# Lesson 2

Truth and Equations

Let's use equations to represent stories and see what it means to solve equations.

### 2.1: Three Letters

1. The equation $$a + b = c$$ could be true or false.

1. If $$a$$ is 3, $$b$$ is 4, and $$c$$ is 5, is the equation true or false?
2. Find new values of $$a$$, $$b$$, and $$c$$ that make the equation true.
3. Find new values of $$a$$, $$b$$, and $$c$$ that make the equation false.
2. The equation $$x \boldcdot y = z$$ could be true or false.

1. If $$x$$ is 3, $$y$$ is 4, and $$z$$ is 12, is the equation true or false?
2. Find new values of $$x$$, $$y$$, and $$z$$ that make the equation true.
3. Find new values of $$x$$, $$y$$, and $$z$$ that make the equation false.

### 2.2: Storytime

Here are three situations and six equations. Which equation best represents each situation? If you get stuck, consider drawing a diagram.

$$x + 5 = 20$$

$$x + 20 = 5$$

$$x = 20 + 5$$

$$5\boldcdot {20} = x$$

$$5x=20$$

$$20x = 5$$

1. After Elena ran 5 miles on Friday, she had run a total of 20 miles for the week. She ran $$x$$ miles before Friday.

2. Andre’s school has 20 clubs, which is five times as many as his cousin’s school. His cousin’s school has $$x$$ clubs.

3. Jada volunteers at the animal shelter. She divided 5 cups of cat food equally to feed 20 cats. Each cat received $$x$$ cups of food.

### 2.3: Using Structure to Find Solutions

Here are some equations that contain a variable and a list of values. Think about what each equation means and find a solution in the list of values. If you get stuck, consider drawing a diagram. Be prepared to explain why your solution is correct.

1. $$1000 - a = 400$$
2. $$12.6 = b + 4.1$$
3. $$8c = 8$$
4. $$\frac23 \boldcdot d = \frac{10}{9}$$
5. $$10e = 1$$
6. $$10 = 0.5f$$
7. $$0.99 = 1 - g$$
8. $$h + \frac 3 7 = 1$$

List:

$$\frac18$$

$$\frac37$$

$$\frac47$$

$$\frac35$$

$$\frac53$$

$$\frac73$$

0.01

0.1

0.5

1

2

8.5

9.5

16.7

20

400

600

1400

One solution to the equation $$a+b+c=10$$ is $$a=2$$, $$b=5$$, $$c=3$$

How many different whole-number solutions are there to the equation $$a+b+c=10$$? Explain or show your reasoning.

### Summary

An equation can be true or false. An example of a true equation is $$7+1=4 \boldcdot 2$$. An example of a false equation is $$7+1=9$$

An equation can have a letter in it, for example, $$u+1=8$$. This equation is false if $$u$$ is 3, because $$3+1$$ does not equal 8. This equation is true if $$u$$ is 7, because $$7+1=8$$.
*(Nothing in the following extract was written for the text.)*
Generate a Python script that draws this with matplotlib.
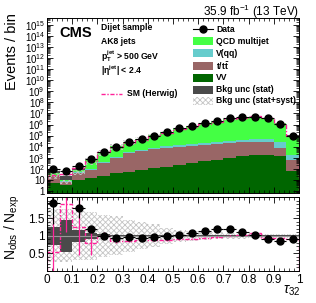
import numpy as np
import matplotlib
matplotlib.use("Agg")
import matplotlib.pyplot as plt
from matplotlib.patches import Rectangle
from matplotlib.lines import Line2D
from matplotlib.ticker import FixedLocator, FuncFormatter, MultipleLocator, LogLocator, NullFormatter

plt.rcParams['font.family'] = ['Liberation Sans', 'DejaVu Sans']
plt.rcParams['mathtext.fontset'] = 'custom'
plt.rcParams['mathtext.rm'] = 'Liberation Sans'
plt.rcParams['mathtext.it'] = 'Liberation Sans:italic'
plt.rcParams['mathtext.bf'] = 'Liberation Sans:bold'
plt.rcParams['hatch.linewidth'] = 0.6

# ---------------- data ----------------
tau32_edges = [0.0, 0.05, 0.10, 0.15, 0.20, 0.25, 0.30, 0.35, 0.40, 0.45, 0.50,
               0.55, 0.60, 0.65, 0.70, 0.75, 0.80, 0.85, 0.90, 0.95, 1.0]
data_counts = [98, 63, 160, 730, 3300, 1.0e4, 2.5e4, 4.7e4, 1.0e5, 2.0e5, 4.6e5,
               7.4e5, 1.3e6, 2.2e6, 3.6e6, 4.6e6, 5.1e6, 3.6e6, 1.1e6, 9.3e4]
vv = [5, 3, 10, 15, 20, 40, 55, 80, 110, 150, 220, 330, 450, 630, 900, 1300,
      1800, 1800, 1500, 56]
ttbar = [15, 3, 30, 64, 300, 960, 2450, 3900, 5500, 6900, 8700, 10900, 13700,
         17200, 19000, 22700, 24500, 24500, 6400, 575]
vqq = [3, 1, 5, 15, 60, 250, 700, 1300, 2200, 3200, 4500, 6300, 8000, 10500,
       13000, 16000, 19000, 21000, 17000, 1200]
qcd = [28, 9, 44, 514, 2950, 9280, 22600, 44700, 95300, 1.94e5, 4.38e5, 6.61e5,
       1.12e6, 1.805e6, 2.97e6, 4.10e6, 5.0e6, 3.87e6, 1.27e6, 9.93e4]
stat_rel = [0.25, 0.45, 0.17, 0.08, 0.04, 0.03, 0.025, 0.02, 0.02, 0.02, 0.02,
            0.02, 0.02, 0.02, 0.02, 0.02, 0.02, 0.02, 0.02, 0.02]
syst_rel = [0.75, 0.75, 0.7, 0.68, 0.6, 0.55, 0.45, 0.38, 0.32, 0.22, 0.17, 0.14,
            0.12, 0.1, 0.09, 0.08, 0.07, 0.06, 0.06, 0.06]
data_ratio_err = [0.6, 0.0, 0.3, 0.08, 0.03, 0.02, 0.015, 0.01, 0.01, 0.01, 0.01,
                  0.01, 0.01, 0.01, 0.01, 0.01, 0.01, 0.01, 0.01, 0.01]
herwig_ratio = [0.55, 1.9, 1.25, 0.8, 1.0, 0.85, 0.85, 0.87, 0.88, 0.88, 0.9, 0.92,
                0.95, 0.97, 1.0, 1.03, 1.07, 0.95, 0.93, 0.92]
herwig_ratio_err = [1.0, 0.8, 0.8, 0.35, 0.1, 0.05, 0.03, 0.02, 0.02, 0.02, 0.02,
                    0.02, 0.02, 0.02, 0.02, 0.02, 0.02, 0.02, 0.02, 0.02]

edges = np.array(tau32_edges)
centers = 0.5 * (edges[1:] + edges[:-1])
halfw = 0.5 * (edges[1:] - edges[:-1])
data_arr = np.array(data_counts, float)
comps = [np.array(vv, float), np.array(ttbar, float), np.array(vqq, float), np.array(qcd, float)]
total = sum(comps)
stat_a = np.array(stat_rel)
syst_a = np.array(syst_rel)

c_qcd = '#44ff44'
c_vqq = '#66cccc'
c_tt = '#996666'
c_vv = '#006600'
c_stat = '#4a4a4a'
c_hw = '#ff2299'
c_hatch = '#c4c4c4'
hw_ls = (0, (3, 1.2, 1, 1.2))

W, H = 316, 303
fig = plt.figure(figsize=(W / 100, H / 100), dpi=100)

def fx(px):
    return px / W

def fy(py):
    return 1 - py / H

ax = fig.add_axes([fx(47), fy(193), fx(299) - fx(47), fy(18) - fy(193)])
axr = fig.add_axes([fx(47), fy(271), fx(299) - fx(47), fy(197) - fy(271)])

# ---------------- main panel ----------------
ax.set_yscale('log')
ymin, ymax = 0.62, 4.5e15
cum = np.full(len(total), 1e-3)
for vals, col in zip(comps, [c_vv, c_tt, c_vqq, c_qcd]):
    top = cum + vals
    ax.stairs(top, edges, baseline=cum, fill=True, color=col, lw=0)
    cum = top

ax.stairs(total * (1 + syst_a), edges, baseline=total * (1 - syst_a), fill=True,
          facecolor='none', edgecolor=c_hatch, hatch='xxxxxx', lw=0)
ax.stairs(total * (1 + stat_a), edges, baseline=total * (1 - stat_a),
          fill=True, color=c_stat, lw=0)
ax.stairs(total * np.array(herwig_ratio), edges, color=c_hw, lw=1.0, linestyle=hw_ls)
ax.errorbar(centers, data_arr, xerr=halfw, yerr=np.sqrt(data_arr), fmt='o', color='black',
            ms=5.0, lw=0.8, capsize=0)
ax.set_xlim(0, 1)
ax.set_ylim(ymin, ymax)

def logfmt(v, pos):
    n = int(round(np.log10(v)))
    if n == 0:
        return '1'
    if n == 1:
        return '10'
    return r'$10^{%d}$' % n

ax.yaxis.set_major_locator(FixedLocator([10.0 ** k for k in range(0, 16)]))
ax.yaxis.set_major_formatter(FuncFormatter(logfmt))
ax.yaxis.set_minor_locator(LogLocator(base=10, subs=np.arange(2, 10), numticks=100))
ax.yaxis.set_minor_formatter(NullFormatter())
ax.xaxis.set_major_locator(MultipleLocator(0.1))
ax.xaxis.set_minor_locator(MultipleLocator(0.02))
ax.tick_params(axis='both', which='both', direction='in', top=True, right=True, labelsize=7.0)
ax.tick_params(which='major', length=4.5, width=0.6)
ax.tick_params(which='minor', length=2.2, width=0.5)
ax.tick_params(axis='x', labelbottom=False)
ax.tick_params(axis='y', pad=1.5)
for s in ax.spines.values():
    s.set_linewidth(0.7)

# ---------------- ratio panel ----------------
axr.stairs(1 + syst_a, edges, baseline=1 - syst_a, fill=True,
           facecolor='none', edgecolor=c_hatch, hatch='xxxxxx', lw=0)
axr.stairs(1 + stat_a, edges, baseline=1 - stat_a, fill=True, color=c_stat, lw=0)
axr.axhline(1.0, color='#999999', lw=0.8)
axr.stairs(np.array(herwig_ratio), edges, color=c_hw, lw=1.0, linestyle=hw_ls)
axr.errorbar(centers, herwig_ratio, yerr=herwig_ratio_err, fmt='none', ecolor=c_hw,
             lw=0.9, linestyle=':', capsize=0)
ratio = data_arr / total
axr.errorbar(centers, ratio, xerr=halfw, yerr=data_ratio_err, fmt='o', color='black',
             ms=5.0, lw=0.8, capsize=0)
axr.set_xlim(0, 1)
axr.set_ylim(0, 2.1)
axr.xaxis.set_major_locator(MultipleLocator(0.1))
axr.xaxis.set_minor_locator(MultipleLocator(0.02))
axr.yaxis.set_major_locator(FixedLocator([0.5, 1.0, 1.5]))
axr.yaxis.set_minor_locator(MultipleLocator(0.1))
axr.xaxis.set_major_formatter(FuncFormatter(lambda v, p: '%g' % round(v, 2)))
axr.yaxis.set_major_formatter(FuncFormatter(lambda v, p: '%g' % v))
axr.tick_params(axis='both', which='both', direction='in', top=True, right=True, labelsize=8.5)
axr.tick_params(which='major', length=4.5, width=0.6)
axr.tick_params(which='minor', length=2.2, width=0.5)
axr.tick_params(axis='y', pad=1.5)
axr.tick_params(axis='x', pad=2.5)
for s in axr.spines.values():
    s.set_linewidth(0.7)

# ---------------- texts ----------------
fig.text(fx(12), fy(13), 'Events / bin', rotation=90, ha='center', va='top', fontsize=10.5)
fig.text(fx(12), fy(227), r'N$_{\mathrm{obs}}$ / N$_{\mathrm{exp}}$', rotation=90,
         ha='center', va='center', fontsize=10)
fig.text(fx(300), fy(284), r'$\tau_{32}$', ha='right', va='top', fontsize=10)
fig.text(fx(299), fy(3), r'35.9 fb$^{-1}$ (13 TeV)', ha='right', va='top', fontsize=8.5)
fig.text(fx(59), fy(33), 'CMS', ha='left', va='center', fontsize=10.5, fontweight='bold')

txt_kw = dict(ha='left', va='center', fontsize=6.2, fontweight='bold')
fig.text(fx(101), fy(27), 'Dijet sample', **txt_kw)
fig.text(fx(101), fy(41), 'AK8 jets', **txt_kw)
fig.text(fx(101), fy(56), r'$\mathbf{p_T^{jet}}$ > 500 GeV', **txt_kw)
fig.text(fx(101), fy(71), r'$\mathbf{|\eta^{jet}|}$ < 2.4', **txt_kw)
fig.add_artist(Line2D([fx(101), fx(122)], [fy(94), fy(94)], color=c_hw, lw=1.0,
                      linestyle=hw_ls, transform=fig.transFigure))
fig.text(fx(127), fy(94), 'SM (Herwig)', **txt_kw)

rows_y = [29, 41, 53, 66, 78, 90, 101]
labels = ['Data', 'QCD multijet', 'V(qq)', r'$\mathbf{t/t\bar{t}}$', 'VV',
          'Bkg unc (stat)', 'Bkg unc (stat+syst)']
swatch_cols = [None, c_qcd, c_vqq, c_tt, c_vv, c_stat, None]
hx0, hx1 = 193, 213
for i, (yy, lab) in enumerate(zip(rows_y, labels)):
    if i == 0:
        fig.add_artist(Line2D([fx(hx0), fx(hx1)], [fy(yy), fy(yy)], color='black', lw=0.8,
                              transform=fig.transFigure))
        fig.add_artist(Line2D([fx((hx0 + hx1) / 2)], [fy(yy)], color='black', marker='o',
                              ms=5.0, transform=fig.transFigure))
    else:
        col = swatch_cols[i]
        if col is None:
            r = Rectangle((fx(hx0), fy(yy + 4)), fx(hx1) - fx(hx0), fy(yy - 4) - fy(yy + 4),
                          transform=fig.transFigure, facecolor='none', edgecolor=c_hatch,
                          hatch='xxxxxx', lw=0)
        else:
            r = Rectangle((fx(hx0), fy(yy + 4)), fx(hx1) - fx(hx0), fy(yy - 4) - fy(yy + 4),
                          transform=fig.transFigure, facecolor=col, lw=0)
        fig.add_artist(r)
    fig.text(fx(216), fy(yy), lab, **txt_kw)

fig.savefig('out.png', dpi=100)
A letter in an equation is called a variable. In $$u+1=8$$, the variable is $$u$$. A number that can be used in place of the variable that makes the equation true is called a solution to the equation. In $$u+1=8$$, the solution is 7.

When a number is written next to a variable, the number and the variable are being multiplied. For example, $$7x=21$$ means the same thing as $$7 \boldcdot x = 21$$. A number written next to a variable is called a coefficient. If no coefficient is written, the coefficient is 1. For example, in the equation $$p+3=5$$, the coefficient of $$p$$ is 1.

### Glossary Entries

• coefficient

A coefficient is a number that is multiplied by a variable.

For example, in the expression $$3x+5$$, the coefficient of $$x$$ is 3. In the expression $$y+5$$, the coefficient of $$y$$ is 1, because $$y=1 \boldcdot y$$.

• solution to an equation

A solution to an equation is a number that can be used in place of the variable to make the equation true.

For example, 7 is the solution to the equation $$m+1=8$$, because it is true that $$7+1=8$$. The solution to $$m+1=8$$ is not 9, because $$9+1 \ne 8$$

• variable

A variable is a letter that represents a number. You can choose different numbers for the value of the variable.

For example, in the expression $$10-x$$, the variable is $$x$$. If the value of $$x$$ is 3, then $$10-x=7$$, because $$10-3=7$$. If the value of $$x$$ is 6, then $$10-x=4$$, because $$10-6=4$$.